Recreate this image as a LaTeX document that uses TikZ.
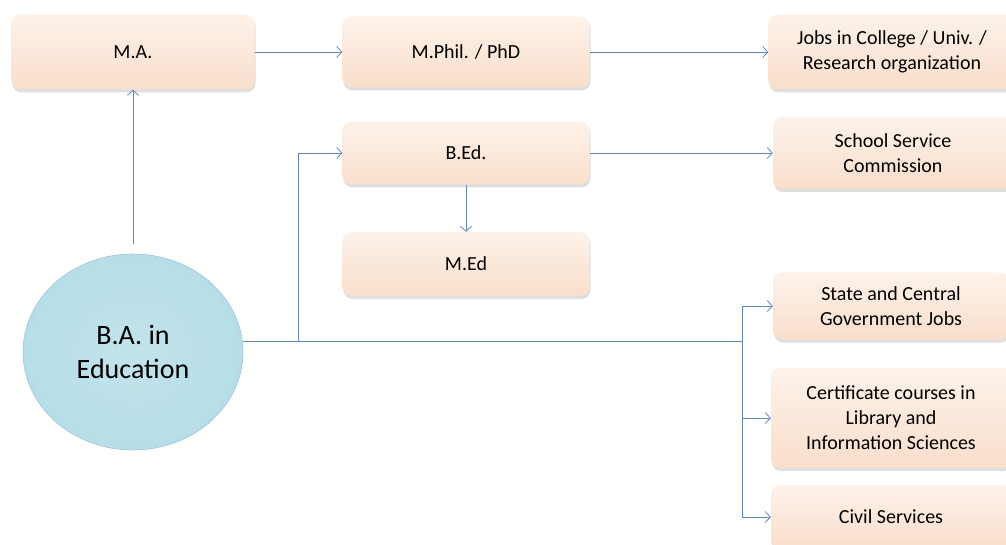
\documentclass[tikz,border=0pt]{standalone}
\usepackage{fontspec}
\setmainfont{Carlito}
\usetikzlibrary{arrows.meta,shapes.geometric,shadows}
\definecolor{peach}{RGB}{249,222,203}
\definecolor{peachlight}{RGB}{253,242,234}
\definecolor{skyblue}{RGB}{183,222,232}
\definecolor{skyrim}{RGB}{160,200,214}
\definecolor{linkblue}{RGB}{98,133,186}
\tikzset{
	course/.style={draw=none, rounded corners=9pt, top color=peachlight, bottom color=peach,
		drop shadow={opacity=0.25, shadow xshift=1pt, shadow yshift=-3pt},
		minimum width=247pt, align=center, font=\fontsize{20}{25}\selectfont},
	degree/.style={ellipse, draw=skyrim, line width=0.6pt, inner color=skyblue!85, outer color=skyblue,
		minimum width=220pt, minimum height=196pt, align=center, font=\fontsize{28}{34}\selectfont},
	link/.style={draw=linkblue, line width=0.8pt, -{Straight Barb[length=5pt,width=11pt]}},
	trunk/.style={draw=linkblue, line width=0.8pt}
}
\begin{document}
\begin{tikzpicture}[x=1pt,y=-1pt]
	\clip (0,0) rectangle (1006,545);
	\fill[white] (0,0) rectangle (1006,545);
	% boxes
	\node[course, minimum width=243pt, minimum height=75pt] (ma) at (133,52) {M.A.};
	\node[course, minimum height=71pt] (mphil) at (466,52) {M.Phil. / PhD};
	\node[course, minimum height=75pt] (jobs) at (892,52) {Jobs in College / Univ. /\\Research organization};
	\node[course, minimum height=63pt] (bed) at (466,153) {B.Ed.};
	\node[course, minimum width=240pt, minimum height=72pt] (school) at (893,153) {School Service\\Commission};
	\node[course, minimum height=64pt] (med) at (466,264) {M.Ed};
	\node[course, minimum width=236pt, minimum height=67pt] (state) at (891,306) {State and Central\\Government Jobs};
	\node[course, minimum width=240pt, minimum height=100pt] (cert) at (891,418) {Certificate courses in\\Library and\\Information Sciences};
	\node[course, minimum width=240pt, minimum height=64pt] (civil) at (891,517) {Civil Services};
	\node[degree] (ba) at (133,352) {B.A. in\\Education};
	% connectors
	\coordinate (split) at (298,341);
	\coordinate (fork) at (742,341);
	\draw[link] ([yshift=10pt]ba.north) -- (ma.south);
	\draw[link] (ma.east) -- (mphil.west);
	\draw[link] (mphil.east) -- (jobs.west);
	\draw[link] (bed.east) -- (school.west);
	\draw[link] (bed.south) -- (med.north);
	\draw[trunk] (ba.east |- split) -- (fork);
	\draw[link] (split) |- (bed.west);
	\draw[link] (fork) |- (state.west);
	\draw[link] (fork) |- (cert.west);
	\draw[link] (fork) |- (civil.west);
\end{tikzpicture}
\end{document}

Your task
Your copy of the data above should match it exactly, except that pictures are left out.

Written response
Recreate this image as a LaTeX document that uses TikZ.
\documentclass[tikz,border=0pt]{standalone}
\usepackage{fontspec}
\setmainfont{Carlito}
\usetikzlibrary{arrows.meta,shapes.geometric,shadows}
\definecolor{peach}{RGB}{249,222,203}
\definecolor{peachlight}{RGB}{253,242,234}
\definecolor{skyblue}{RGB}{183,222,232}
\definecolor{skyrim}{RGB}{160,200,214}
\definecolor{linkblue}{RGB}{98,133,186}
\tikzset{
	course/.style={draw=none, rounded corners=9pt, top color=peachlight, bottom color=peach,
		drop shadow={opacity=0.25, shadow xshift=1pt, shadow yshift=-3pt},
		minimum width=247pt, align=center, font=\fontsize{20}{25}\selectfont},
	degree/.style={ellipse, draw=skyrim, line width=0.6pt, inner color=skyblue!85, outer color=skyblue,
		minimum width=220pt, minimum height=196pt, align=center, font=\fontsize{28}{34}\selectfont},
	link/.style={draw=linkblue, line width=0.8pt, -{Straight Barb[length=5pt,width=11pt]}},
	trunk/.style={draw=linkblue, line width=0.8pt}
}
\begin{document}
\begin{tikzpicture}[x=1pt,y=-1pt]
	\clip (0,0) rectangle (1006,545);
	\fill[white] (0,0) rectangle (1006,545);
	% boxes
	\node[course, minimum width=243pt, minimum height=75pt] (ma) at (133,52) {M.A.};
	\node[course, minimum height=71pt] (mphil) at (466,52) {M.Phil. / PhD};
	\node[course, minimum height=75pt] (jobs) at (892,52) {Jobs in College / Univ. /\\Research organization};
	\node[course, minimum height=63pt] (bed) at (466,153) {B.Ed.};
	\node[course, minimum width=240pt, minimum height=72pt] (school) at (893,153) {School Service\\Commission};
	\node[course, minimum height=64pt] (med) at (466,264) {M.Ed};
	\node[course, minimum width=236pt, minimum height=67pt] (state) at (891,306) {State and Central\\Government Jobs};
	\node[course, minimum width=240pt, minimum height=100pt] (cert) at (891,418) {Certificate courses in\\Library and\\Information Sciences};
	\node[course, minimum width=240pt, minimum height=64pt] (civil) at (891,517) {Civil Services};
	\node[degree] (ba) at (133,352) {B.A. in\\Education};
	% connectors
	\coordinate (split) at (298,341);
	\coordinate (fork) at (742,341);
	\draw[link] ([yshift=10pt]ba.north) -- (ma.south);
	\draw[link] (ma.east) -- (mphil.west);
	\draw[link] (mphil.east) -- (jobs.west);
	\draw[link] (bed.east) -- (school.west);
	\draw[link] (bed.south) -- (med.north);
	\draw[trunk] (ba.east |- split) -- (fork);
	\draw[link] (split) |- (bed.west);
	\draw[link] (fork) |- (state.west);
	\draw[link] (fork) |- (cert.west);
	\draw[link] (fork) |- (civil.west);
\end{tikzpicture}
\end{document}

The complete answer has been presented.